Weiter oben aber hört sich der taktmäßige Schlag vielfacher Hiebe, zwischendurch krachendes Brechen, donnernder Aufschlag, dann wieder eintönige Ruffolge, langgezogen, schläfernd, den ganzen Tag.

Nicolae steht hoch oben über dem Geschehen, weit noch von dem Eindrang in die große Abgeschiedenheit jener Täler und Hänge.

Noch einmal hat er, nachdem er in neuer Höhle fern von hier den Winterschlaf erkoren und gefunden, seine alte Heimat aufgesucht. Dabei ist ihm mancher jugendvertraute Ort fremd geworden; anders sieht er aus als früher, nicht mehr zu erkennen. Wo er, Nicolae, unter bärtigen Urfichten leise und leicht in weichem Moos trottete, wo der heimliche Störenfried, der alte Hahn, mit viel Gehabe und Geläufe flügelspreitend den morgendlichen Heimwechsel manchen Getieres durchschnitt, da breitet sich freie Lichtung aus; weit überspannt die offene Luft den kahlen Ort mit seinen zerstreuten Strünken, seinem knackenden Schlagabraum. Am unteren Rand des Haues liegen in Reih und Glied gestapelt die Blochen, die zu den Wurzelstöcken gehörten. Streifen und Schleifen durchziehen Wald und Hau.

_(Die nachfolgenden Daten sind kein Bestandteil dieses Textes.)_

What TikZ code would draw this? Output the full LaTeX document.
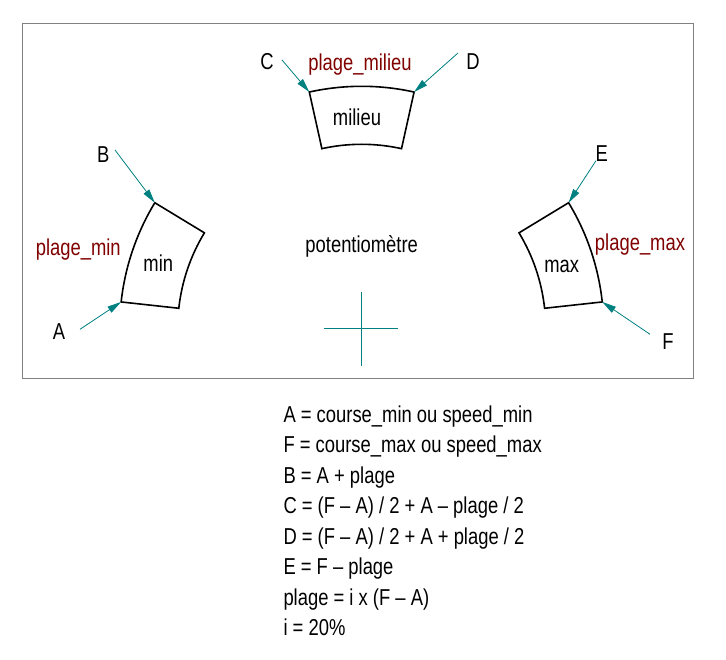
\documentclass[tikz,border=0pt]{standalone}
\usepackage{fontspec}
\setmainfont{Liberation Sans}[FakeStretch=0.8]
\usetikzlibrary{arrows.meta,calc}
\definecolor{teal2}{RGB}{0,128,128}
\definecolor{darkred2}{RGB}{128,0,0}
\definecolor{frame2}{RGB}{128,128,128}
\begin{document}
\begin{tikzpicture}[x=1pt,y=1pt,
  every node/.style={font=\fontsize{23}{27}\selectfont, inner sep=0pt},
  lbl/.style={text=black},
  plg/.style={text=darkred2},
  sector/.style={draw=black, line width=1.6pt, line join=miter},
  arr/.style={draw=teal2, line width=0.8pt, -{Triangle[length=14pt,width=7pt]}},
  crossline/.style={draw=teal2, line width=1pt},
  eq/.style={anchor=base west, text=black}]
\useasboundingbox (0,0) rectangle (726,660);
\draw[frame2, line width=0.8pt] (22,637) rectangle (693,282);
\coordinate (O) at (361.7,331.7);
% corners
\coordinate (Bpt) at ([shift={(O)}]148.75:242);
\coordinate (Apt) at ([shift={(O)}]173.75:242);
\coordinate (Cpt) at ([shift={(O)}]102.5:242);
\coordinate (Dpt) at ([shift={(O)}]77.5:242);
\coordinate (Ept) at ([shift={(O)}]31.25:242);
\coordinate (Fpt) at ([shift={(O)}]6.25:242);
% sectors
\draw[sector] ([shift={(O)}]148.75:242) arc[start angle=148.75, end angle=173.75, radius=242]
  -- ([shift={(O)}]173.75:184) arc[start angle=173.75, end angle=148.75, radius=184] -- cycle;
\draw[sector] ([shift={(O)}]77.5:242) arc[start angle=77.5, end angle=102.5, radius=242]
  -- ([shift={(O)}]102.5:184) arc[start angle=102.5, end angle=77.5, radius=184] -- cycle;
\draw[sector] ([shift={(O)}]6.25:242) arc[start angle=6.25, end angle=31.25, radius=242]
  -- ([shift={(O)}]31.25:184) arc[start angle=31.25, end angle=6.25, radius=184] -- cycle;
% arrow starts
\coordinate (Bs) at (115,510);
\coordinate (As) at (80,330.7);
\coordinate (Cs) at (282,600);
\coordinate (Ds) at (458,607);
\coordinate (Es) at (596,499.3);
\coordinate (Fs) at (650,325.7);
\draw[arr] (Bs) -- (Bpt);
\draw[arr] (As) -- (Apt);
\draw[arr] (Cs) -- (Cpt);
\draw[arr] (Ds) -- (Dpt);
\draw[arr] (Es) -- (Ept);
\draw[arr] (Fs) -- (Fpt);
% labels
\node[lbl] (lC) at (267,598) {C};
\node[lbl] (lD) at (473,598) {D};
\node[plg] (lpmil) at (360,595) {plage\_milieu};
\node[lbl] (lmil) at (357,543) {milieu};
\node[lbl] (lB) at (103.3,505) {B};
\node[lbl] (lA) at (59,328.3) {A};
\node[lbl] (lE) at (601.7,506.7) {E};
\node[lbl] (lF) at (668,318) {F};
\node[plg] (lpmin) at (78.3,410) {plage\_min};
\node[lbl] (lmin) at (158.3,396.7) {min};
\node[plg] (lpmax) at (640,415) {plage\_max};
\node[lbl] (lmax) at (561.7,394) {max};
\node[lbl] (lpot) at (361.7,413.3) {potentiomètre};
% cross
\coordinate (hL) at (324,331.7);
\coordinate (hR) at (397.7,331.7);
\coordinate (vT) at (361.7,368.3);
\coordinate (vB) at (361.7,294.3);
\draw[crossline] (hL) -- (hR);
\draw[crossline] (vT) -- (vB);
% equations
\node[eq] (e1) at (283.3,237.5) {A = course\_min ou speed\_min};
\node[eq] (e2) at (283.3,207.1) {F = course\_max ou speed\_max};
\node[eq] (e3) at (283.3,176.6) {B = A + plage};
\node[eq] (e4) at (283.3,146.2) {C = (F – A) / 2 + A – plage / 2};
\node[eq] (e5) at (283.3,115.8) {D = (F – A) / 2 + A + plage / 2};
\node[eq] (e6) at (283.3,85.4) {E = F – plage};
\node[eq] (e7) at (283.3,54.9) {plage = i x (F – A)};
\node[eq] (e8) at (283.3,24.5) {i = 20\%};
\end{tikzpicture}
\end{document}
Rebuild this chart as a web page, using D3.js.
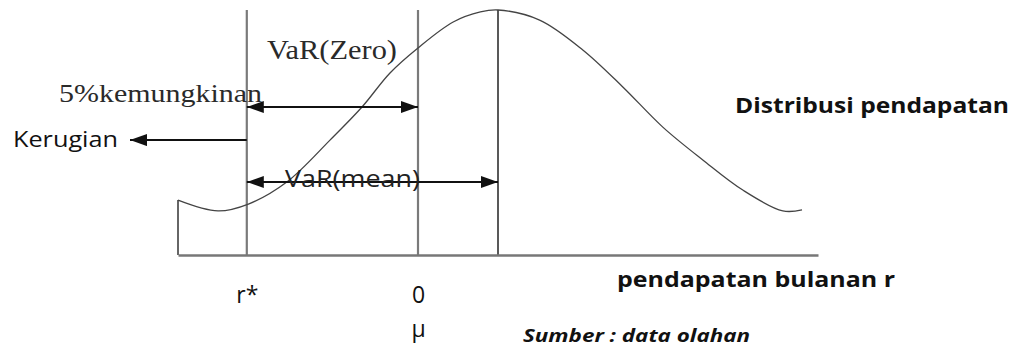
<!DOCTYPE html>
<html>
<head>
<meta charset="utf-8">
<script src="https://cdn.jsdelivr.net/npm/d3@7"></script>
<style>
  body { margin: 0; background: #fff; }
  svg { display: block; }
</style>
</head>
<body>
<script>
// income distribution curve (x = monthly income, y = relative density)
var curveX = [-3, -2.5, -2.12, -1.64, -1.1, -0.7, -0.35, 0, 0.44, 0.78, 1.0, 1.52, 2.06, 2.56, 3.06, 3.56, 4.06, 4.56, 4.8];
var curveY = [0.224, 0.18, 0.208, 0.298, 0.469, 0.604, 0.743, 0.845, 0.951, 0.992, 1.0, 0.959, 0.837, 0.686, 0.522, 0.388, 0.265, 0.18, 0.184];

// reference values on the income axis
var rStar = -2.14, zero = 0, mean = 1.0;
var guideTop = 1.0;

var tickValues = [rStar, zero];
var tickLabels = ['r*', '0'];
var muValues = [zero];
var muLabels = ['\u03bc'];

// arrow levels (density units)
var varZeroLevel = 0.604, varMeanLevel = 0.298, lossLevel = 0.469, lossEnd = -3.6;

var width = 1016, height = 347;

var svg = d3.select('body')
  .append('svg')
  .attr('width', width)
  .attr('height', height);

var x = d3.scaleLinear().domain([-3, 5]).range([178, 818]);
var y = d3.scaleLinear().domain([0, 1]).range([255, 10]);

var defs = svg.append('defs');
defs.append('marker')
  .attr('id', 'head')
  .attr('markerUnits', 'userSpaceOnUse')
  .attr('markerWidth', 17)
  .attr('markerHeight', 12)
  .attr('refX', 17)
  .attr('refY', 6)
  .attr('orient', 'auto-start-reverse')
  .append('path')
  .attr('d', 'M0,0L17,6L0,12Z')
  .attr('fill', '#111');

// guide lines
svg.append('line')
  .attr('x1', x(-3)).attr('x2', x(-3))
  .attr('y1', y(0)).attr('y2', y(curveY[0]))
  .attr('stroke', '#333').attr('stroke-width', 1.5);

[rStar, zero].forEach(function(v) {
  svg.append('line')
    .attr('x1', x(v)).attr('x2', x(v))
    .attr('y1', y(0)).attr('y2', y(guideTop))
    .attr('stroke', '#7a7a7a').attr('stroke-width', 2.2);
});
svg.append('line')
  .attr('x1', x(mean)).attr('x2', x(mean))
  .attr('y1', y(0)).attr('y2', y(guideTop))
  .attr('stroke', '#222').attr('stroke-width', 1.5);

// curve
var pts = curveX.map(function(d, i) { return [d, curveY[i]]; });
var line = d3.line()
  .x(function(d) { return x(d[0]); })
  .y(function(d) { return y(d[1]); })
  .curve(d3.curveCatmullRom.alpha(0.5));

svg.append('path')
  .attr('d', line(pts))
  .attr('fill', 'none')
  .attr('stroke', '#444')
  .attr('stroke-width', 1.3);

// axis
var axis = svg.append('g')
  .attr('transform', 'translate(0,' + y(0) + ')')
  .call(d3.axisBottom(x)
    .tickValues(tickValues)
    .tickSize(0)
    .tickSizeOuter(0)
    .tickPadding(32)
    .tickFormat(function(d, i) { return tickLabels[i]; }));
axis.select('.domain').attr('stroke', '#777').attr('stroke-width', 2.5);
axis.selectAll('text')
  .attr('font-family', 'Open Sans, sans-serif')
  .attr('font-size', 23)
  .attr('fill', '#111');

var axisMu = svg.append('g')
  .attr('transform', 'translate(0,' + y(0) + ')')
  .call(d3.axisBottom(x)
    .tickValues(muValues)
    .tickSize(0)
    .tickPadding(66)
    .tickFormat(function(d, i) { return muLabels[i]; }));
axisMu.select('.domain').remove();
axisMu.selectAll('text')
  .attr('font-family', 'Open Sans, sans-serif')
  .attr('font-size', 23)
  .attr('fill', '#111');

// arrows
function arrow(x1, x2, yv, both) {
  var l = svg.append('line')
    .attr('x1', x(x1)).attr('x2', x(x2))
    .attr('y1', y(yv)).attr('y2', y(yv))
    .attr('stroke', '#111').attr('stroke-width', 2)
    .attr('marker-end', 'url(#head)');
  if (both) l.attr('marker-start', 'url(#head)');
}
arrow(rStar, zero, varZeroLevel, true);
arrow(rStar, mean, varMeanLevel, true);
arrow(rStar, lossEnd, lossLevel, false);

// labels
function label(txt, px, py, size, len, family, weight, style, color) {
  svg.append('text')
    .attr('x', px).attr('y', py)
    .attr('font-family', family)
    .attr('font-size', size)
    .attr('font-weight', weight || 'normal')
    .attr('font-style', style || 'normal')
    .attr('fill', color || '#111')
    .attr('textLength', len)
    .attr('lengthAdjust', 'spacingAndGlyphs')
    .text(txt);
}
var serif = 'Liberation Serif, Times New Roman, serif';
var sans = 'Open Sans, sans-serif';
label('VaR(Zero)', 267, 59, 27, 130, serif, null, null, '#2a2a2a');
label('5%kemungkinan', 59, 102, 26, 203, serif, null, null, '#2a2a2a');
label('Kerugian', 13, 147, 22, 105, sans);
label('VaR(mean)', 285, 187, 23, 135, sans, null, null, '#222');
label('Distribusi pendapatan', 735, 113, 22, 274, sans, 'bold');
label('pendapatan bulanan r', 617, 287, 22, 278, sans, 'bold');
label('Sumber : data olahan', 523, 342, 18, 227, sans, 'bold', 'italic');
</script>
</body>
</html>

Wie er mißtrauisch und vorbehaltlich das hochgehäufte Geknäck unter die Sohlen nimmt, um rasch über diese Spuren der Schändung und Zerstörung hinüberzukommen, reißt es ihn beinahe wieder zurück, als er an ein langes Holzgebilde stößt, eine aus mehreren Langblochen zusammengesetzte Rinne, die sich oben und unten in hoher Überbrückung des Tales weit verliert. Es ist starres, reines Holz und wieder so ein toter Bau von Menschenhand, deren er schon einige kennt und von denen er nicht viel hält. Trotzdem scheut er das Ding zu sehr, um einfach darüber hinwegzuwechseln. So folgt er einstweilen dessen Verlauf bergab, und da trifft er auf eine gleichartige riesige Holzschlange, die, breiter und voller am Bauch, im Bachbett liegt und in ihrem Leib gefangenes Wasser zischend zu Tal leitet. Erst als Nicolae sieht, daß sie oben und unten kein Ende findet, schnellt er sich von Kante zu Kante über das Wasser hinüber, gleitet aber aus und tritt rückwärts in den schießenden Gischt, daß die Springflut hoch an ihm hinaufspritzt und er beinahe mitgeschwemmt wird. In raschem Entschluß wirft er sich mit krallendem Eingriff über den Bord, wobei er mitten in die volle Schmelzkuhle des Baches plumpst. Mißmutig rappelt er sich heraus, schüttelt sich die Flut aus dem Winterfell, steigt den Hang hinauf, überquert den Rücken und gelangt ins Haupttal. Da traut er seinen Sehern nicht, denn dort, wo über scharfer Klamm die breite Ausweitung ist, wo er früher über stilles, wohltuendes Plätschern besonders gerne seinen Wechsel nahm, glänzt hoch bis an die Hänge ein Wasserspiegel. Ruhe ist zwar jetzt nächtens umher, doch deuten frische Menschenspuren auf Besiedlung des Ortes. Ohne sich weiter umzusehen, läßt er den unbehaglichen Ort zurück. Er fühlt sich wie verschlagen, verirrt, fremd, wo er immer zu Hause war und Heimrecht hatte. Er weiß, daß jener Schlagtakt unten, jenes Knittern, Brechen, dumpfe Aufdröhnen dasselbe anzeigt, was hier im Herbst die Schläge meldeten und was er jetzt vor und unter seinen Sohlen sieht. In den Tiefen entsteht es, breitet sich Tag für Tag weiter aus, zieht unaufhaltsam heran. Der Wald wird lebendig von unerforschlichem Getue, die Bäume sterben unter fremdem Anbiß, die Luft haucht Gift und Tod. Das ist nicht mehr seine Welt; diese Heimat bietet ihm nicht mehr Frieden und Schutz alten, bergenden Heimbaches.

Nicolae trottet für immer davon aus den niederstürzenden Wäldern seiner Jugendzeit.